We live in the age of specialization and highly trained experts. It’s the end result of a lasting trend that began with the division of labor in the industrialization period, which spawned all sorts of management practices in manufacturing (think Toyota’s car plants and conveyor belts) and ultimately took over the service sector. That’s great news for experts but has brought the rare species of generalists to the brink of extinction. It’s been a dramatic, if gradual fall from grace. The original renaissance men (da Vinci, Leibniz, Goethe) had interests and capabilities that stretched across incredibly diverse and somewhat random disciplines. Goethe, for example, dabbled in iron ore mining for a while, not necessarily what you’d expect from the prince of poets. I bet these gentlemen were not equally competent in all the different things they touched, but being a polymath used to garner a lot of admiration. “Universal genius” is the flattering label that the German-speaking world coined for it.
Not anymore. It’s all about narrow skills, niche knowledge and highly specific capabilities. And that applies to disciplines across the board: finance, law, IT, engineering, medicine, linguistics, journalism and so forth. The specialist reigns supreme. And there are good reasons for it. As our understanding of any subject progresses, as we push the boundaries of research and create ever more sophisticated institutions and systems that are interconnected, complexity increases. In order to manage this complexity, you need specialists. They either know a particular thing inside out (say, how to design 3D graphics of fluids) or take that thing and take it to a whole new level (quantum physicists looking for the Higgs-Boson). Either way, the knowledge landscape fractures into smaller and smaller patches of sub-knowledge as a result. As it happens, there is often only a handful of people in the world who focus on the exact same topic and can have a meaningful discussion about it.

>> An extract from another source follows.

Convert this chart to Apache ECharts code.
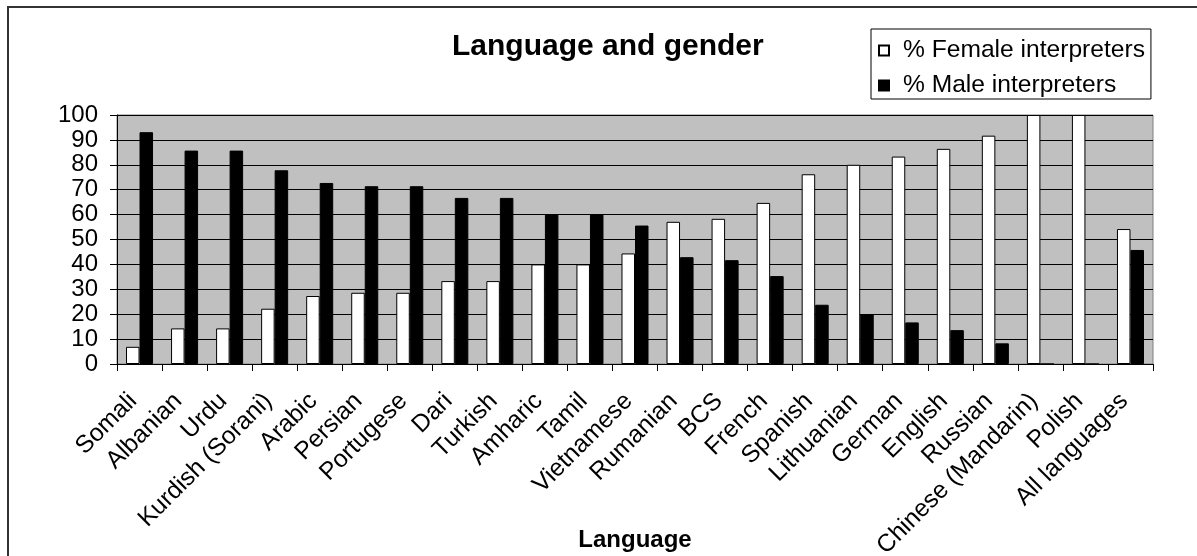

That creates two problems. First of all, it breeds isolation. Specialists may navigate adroitly around their small island of expertise, but are prone to lose sight of what lies beyond. I guess you can call that unworldliness without insulting anyone. Second, isolation is rather boring – for the isolated as well as the outsiders. Talking to a specialist doesn’t make for great conversation unless you’re a specialist yourself. Still, human capital is heavily geared towards specialists. Education favors early specialization, at least in continental Europe. The spirit of the liberal arts, a well-rounded education that promotes critical thinking, is hanging by a very thin thread. Job profiles are often so specific that only two or three candidates fit the profile and the rest is weeded out without any consideration. Call it efficient, I call it adverse selection.
The need to compartmentalize is a very human reflex. It tidies up a complex and often chaotic reality. But specialization has gone too far. It blinkers us and that’s never helpful. Generalists are important in a world full of experts and deserve much more credit than they’re currently getting. There are celebrity examples like Malcolm Gladwell, Niall Ferguson, Peter Sloterdijk or Nassim Taleb of course but they get their fair share of criticism. If you’re fed up with them because you think they’re jacks of all trades, that’s totally fine. If you think they’re arrogant and annoying like the kid in school who raises his hand all the time, that’s fine too. Because that’s their job and that’s what they’re here for. Call them experts in getting the big picture and connecting the dots. They may be weisenheimers but they’re never boring. Lloyd Blankfein of Goldman Sachs put it best when he spoke to summer interns a few months ago: “You have to be interesting, you have to have interests away from the narrow thing of what you do. You have to be somebody who somebody else wants to talk to”. This coming from his mouth, a representative of a notoriously specialized industry, is pretty encouraging. Let’s hope it catches on and we are at the beginning of a new generalist super-cycle.